▶ **Work to do**
Out of the lines below, please list those that hold the string "chart".

▶ **Material for the task**
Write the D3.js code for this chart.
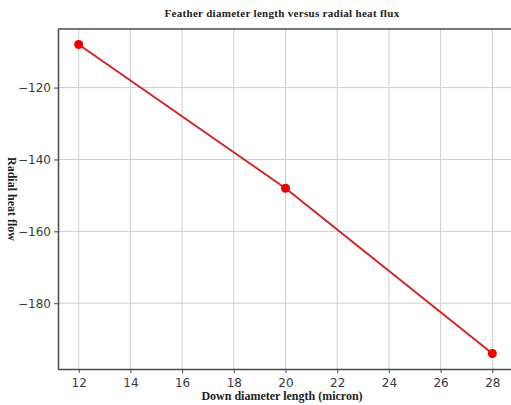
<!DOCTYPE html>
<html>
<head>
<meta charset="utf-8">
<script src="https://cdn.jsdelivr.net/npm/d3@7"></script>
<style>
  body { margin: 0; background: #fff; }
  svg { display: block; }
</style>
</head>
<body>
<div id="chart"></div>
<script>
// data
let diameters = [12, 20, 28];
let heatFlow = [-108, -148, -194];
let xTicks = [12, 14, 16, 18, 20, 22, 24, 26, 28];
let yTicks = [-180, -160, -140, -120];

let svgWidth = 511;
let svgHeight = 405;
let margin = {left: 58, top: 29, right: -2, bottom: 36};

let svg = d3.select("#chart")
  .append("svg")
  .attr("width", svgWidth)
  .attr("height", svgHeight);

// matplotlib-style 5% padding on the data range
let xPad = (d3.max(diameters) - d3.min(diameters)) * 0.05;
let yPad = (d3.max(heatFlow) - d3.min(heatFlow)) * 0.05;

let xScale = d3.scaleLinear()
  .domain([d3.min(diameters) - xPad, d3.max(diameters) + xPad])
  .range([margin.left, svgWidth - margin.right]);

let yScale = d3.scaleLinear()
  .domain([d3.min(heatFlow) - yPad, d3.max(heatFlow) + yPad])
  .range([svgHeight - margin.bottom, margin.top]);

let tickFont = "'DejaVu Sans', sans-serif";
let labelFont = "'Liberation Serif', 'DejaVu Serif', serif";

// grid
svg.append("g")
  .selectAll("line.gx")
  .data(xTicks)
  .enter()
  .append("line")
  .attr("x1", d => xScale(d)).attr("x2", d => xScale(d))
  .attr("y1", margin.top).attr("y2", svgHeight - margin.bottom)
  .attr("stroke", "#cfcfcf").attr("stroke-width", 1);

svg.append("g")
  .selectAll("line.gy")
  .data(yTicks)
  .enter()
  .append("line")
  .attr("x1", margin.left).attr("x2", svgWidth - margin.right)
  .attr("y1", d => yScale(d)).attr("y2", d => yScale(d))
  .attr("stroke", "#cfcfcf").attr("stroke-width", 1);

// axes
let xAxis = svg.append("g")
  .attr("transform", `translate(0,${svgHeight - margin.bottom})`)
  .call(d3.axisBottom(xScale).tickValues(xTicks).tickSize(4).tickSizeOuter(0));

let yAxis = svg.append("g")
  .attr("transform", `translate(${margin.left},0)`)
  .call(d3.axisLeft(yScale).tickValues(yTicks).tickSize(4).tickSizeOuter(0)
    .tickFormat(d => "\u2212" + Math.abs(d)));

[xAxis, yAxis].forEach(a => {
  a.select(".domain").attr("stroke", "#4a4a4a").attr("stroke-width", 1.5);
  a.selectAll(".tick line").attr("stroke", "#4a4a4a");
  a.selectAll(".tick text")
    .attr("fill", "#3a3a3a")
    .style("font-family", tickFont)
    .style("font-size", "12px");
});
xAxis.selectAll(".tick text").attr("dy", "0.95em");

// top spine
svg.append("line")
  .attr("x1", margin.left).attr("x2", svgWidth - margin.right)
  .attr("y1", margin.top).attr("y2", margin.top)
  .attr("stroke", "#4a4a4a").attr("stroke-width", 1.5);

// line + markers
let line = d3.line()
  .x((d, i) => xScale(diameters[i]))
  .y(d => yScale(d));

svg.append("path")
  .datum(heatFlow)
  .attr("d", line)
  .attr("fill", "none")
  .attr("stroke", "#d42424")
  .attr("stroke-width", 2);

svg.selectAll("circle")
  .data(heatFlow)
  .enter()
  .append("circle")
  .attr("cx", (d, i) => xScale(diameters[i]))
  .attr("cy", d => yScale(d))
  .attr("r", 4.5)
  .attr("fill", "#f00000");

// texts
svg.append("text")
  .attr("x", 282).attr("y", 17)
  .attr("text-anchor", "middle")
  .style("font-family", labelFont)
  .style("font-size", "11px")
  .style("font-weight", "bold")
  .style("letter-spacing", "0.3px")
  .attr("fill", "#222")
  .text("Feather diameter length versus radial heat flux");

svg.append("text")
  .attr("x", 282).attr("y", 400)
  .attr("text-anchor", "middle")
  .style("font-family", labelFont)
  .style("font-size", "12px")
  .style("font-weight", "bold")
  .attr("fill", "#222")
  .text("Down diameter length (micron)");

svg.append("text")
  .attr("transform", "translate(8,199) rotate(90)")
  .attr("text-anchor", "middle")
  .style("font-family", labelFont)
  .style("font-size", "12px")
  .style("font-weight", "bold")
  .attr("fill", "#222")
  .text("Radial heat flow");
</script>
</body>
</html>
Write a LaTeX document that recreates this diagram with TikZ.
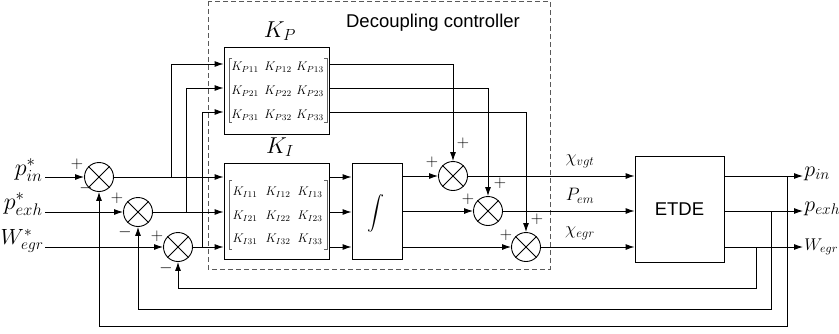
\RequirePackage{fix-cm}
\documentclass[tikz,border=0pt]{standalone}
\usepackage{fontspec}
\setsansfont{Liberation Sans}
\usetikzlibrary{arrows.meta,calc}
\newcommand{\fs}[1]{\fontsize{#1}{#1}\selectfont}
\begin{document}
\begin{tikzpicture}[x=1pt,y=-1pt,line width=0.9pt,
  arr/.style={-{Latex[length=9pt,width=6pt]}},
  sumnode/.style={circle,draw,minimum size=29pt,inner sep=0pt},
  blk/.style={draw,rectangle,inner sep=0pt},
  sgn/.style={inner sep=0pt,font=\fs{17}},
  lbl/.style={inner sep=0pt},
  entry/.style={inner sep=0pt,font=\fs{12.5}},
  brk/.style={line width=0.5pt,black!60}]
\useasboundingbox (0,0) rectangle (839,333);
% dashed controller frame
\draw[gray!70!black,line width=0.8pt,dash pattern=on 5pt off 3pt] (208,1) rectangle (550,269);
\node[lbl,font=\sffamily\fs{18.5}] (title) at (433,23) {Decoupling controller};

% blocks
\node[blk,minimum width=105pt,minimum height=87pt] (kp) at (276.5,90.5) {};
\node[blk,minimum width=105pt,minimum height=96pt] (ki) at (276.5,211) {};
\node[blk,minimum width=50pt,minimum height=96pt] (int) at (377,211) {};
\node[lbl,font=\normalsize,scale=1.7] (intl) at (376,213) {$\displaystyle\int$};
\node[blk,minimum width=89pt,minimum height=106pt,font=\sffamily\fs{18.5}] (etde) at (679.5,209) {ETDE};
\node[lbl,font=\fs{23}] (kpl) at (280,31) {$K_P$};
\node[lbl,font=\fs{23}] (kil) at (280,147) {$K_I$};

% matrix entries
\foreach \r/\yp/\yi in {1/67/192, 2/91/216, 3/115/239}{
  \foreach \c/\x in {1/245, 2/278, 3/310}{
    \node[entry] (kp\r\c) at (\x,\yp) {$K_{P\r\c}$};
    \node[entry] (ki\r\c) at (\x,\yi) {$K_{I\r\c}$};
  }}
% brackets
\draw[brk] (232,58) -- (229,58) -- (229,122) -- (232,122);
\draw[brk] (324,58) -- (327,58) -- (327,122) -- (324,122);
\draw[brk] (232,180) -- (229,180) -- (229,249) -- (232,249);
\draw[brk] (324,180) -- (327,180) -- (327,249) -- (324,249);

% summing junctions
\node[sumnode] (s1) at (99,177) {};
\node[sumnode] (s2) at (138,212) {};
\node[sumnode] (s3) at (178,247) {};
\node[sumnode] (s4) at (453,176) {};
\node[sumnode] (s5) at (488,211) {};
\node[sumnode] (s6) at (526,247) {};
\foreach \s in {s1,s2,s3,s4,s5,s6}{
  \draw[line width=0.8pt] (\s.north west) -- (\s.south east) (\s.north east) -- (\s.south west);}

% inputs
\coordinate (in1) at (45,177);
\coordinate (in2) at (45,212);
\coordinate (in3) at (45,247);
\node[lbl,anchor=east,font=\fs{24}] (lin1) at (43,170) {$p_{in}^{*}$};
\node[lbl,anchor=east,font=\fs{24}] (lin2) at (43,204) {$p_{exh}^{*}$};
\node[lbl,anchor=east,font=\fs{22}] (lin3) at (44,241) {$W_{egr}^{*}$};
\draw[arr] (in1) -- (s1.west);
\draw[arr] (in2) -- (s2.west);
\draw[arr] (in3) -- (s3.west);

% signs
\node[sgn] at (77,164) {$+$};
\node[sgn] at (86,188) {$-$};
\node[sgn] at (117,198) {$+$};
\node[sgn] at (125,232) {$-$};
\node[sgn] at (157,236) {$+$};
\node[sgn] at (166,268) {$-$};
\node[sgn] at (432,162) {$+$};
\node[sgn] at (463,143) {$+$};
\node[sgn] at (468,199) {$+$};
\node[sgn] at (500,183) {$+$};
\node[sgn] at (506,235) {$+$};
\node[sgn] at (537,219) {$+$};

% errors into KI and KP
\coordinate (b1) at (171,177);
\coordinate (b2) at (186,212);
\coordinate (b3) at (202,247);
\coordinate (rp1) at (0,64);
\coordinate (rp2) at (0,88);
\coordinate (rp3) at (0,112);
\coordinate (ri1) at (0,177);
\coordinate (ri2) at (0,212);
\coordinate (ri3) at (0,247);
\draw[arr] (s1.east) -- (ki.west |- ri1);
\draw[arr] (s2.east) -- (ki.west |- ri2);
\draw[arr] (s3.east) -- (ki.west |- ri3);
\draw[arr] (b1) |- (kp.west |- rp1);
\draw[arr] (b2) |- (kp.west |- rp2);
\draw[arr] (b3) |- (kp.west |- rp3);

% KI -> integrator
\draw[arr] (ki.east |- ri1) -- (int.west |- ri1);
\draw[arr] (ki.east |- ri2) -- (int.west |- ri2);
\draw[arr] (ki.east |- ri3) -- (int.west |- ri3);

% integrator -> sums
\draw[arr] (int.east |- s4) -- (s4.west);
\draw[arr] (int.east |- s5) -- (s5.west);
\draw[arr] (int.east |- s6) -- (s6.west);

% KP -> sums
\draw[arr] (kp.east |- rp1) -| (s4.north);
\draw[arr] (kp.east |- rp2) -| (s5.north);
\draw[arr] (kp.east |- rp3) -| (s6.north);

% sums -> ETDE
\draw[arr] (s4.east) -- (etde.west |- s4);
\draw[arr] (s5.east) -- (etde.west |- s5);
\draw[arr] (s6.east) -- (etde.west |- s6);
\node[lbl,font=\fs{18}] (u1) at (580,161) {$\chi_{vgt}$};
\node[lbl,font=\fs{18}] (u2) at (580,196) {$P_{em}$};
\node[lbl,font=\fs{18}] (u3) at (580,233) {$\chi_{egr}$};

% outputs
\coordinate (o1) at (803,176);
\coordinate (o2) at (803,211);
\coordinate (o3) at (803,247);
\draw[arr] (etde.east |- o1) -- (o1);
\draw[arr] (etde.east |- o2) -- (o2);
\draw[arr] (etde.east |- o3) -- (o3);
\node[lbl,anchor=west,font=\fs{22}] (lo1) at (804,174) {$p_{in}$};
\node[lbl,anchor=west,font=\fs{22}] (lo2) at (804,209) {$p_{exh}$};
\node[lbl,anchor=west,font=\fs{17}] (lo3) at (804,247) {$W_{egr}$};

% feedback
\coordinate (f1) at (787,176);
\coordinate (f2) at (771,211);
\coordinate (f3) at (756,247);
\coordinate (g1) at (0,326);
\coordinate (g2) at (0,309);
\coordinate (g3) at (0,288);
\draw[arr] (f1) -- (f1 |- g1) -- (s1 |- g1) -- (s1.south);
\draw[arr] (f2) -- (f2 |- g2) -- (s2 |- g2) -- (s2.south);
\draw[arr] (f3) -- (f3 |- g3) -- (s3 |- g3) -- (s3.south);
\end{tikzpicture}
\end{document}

▶ **Full response**
Write the D3.js code for this chart.
<div id="chart"></div>
let svg = d3.select("#chart")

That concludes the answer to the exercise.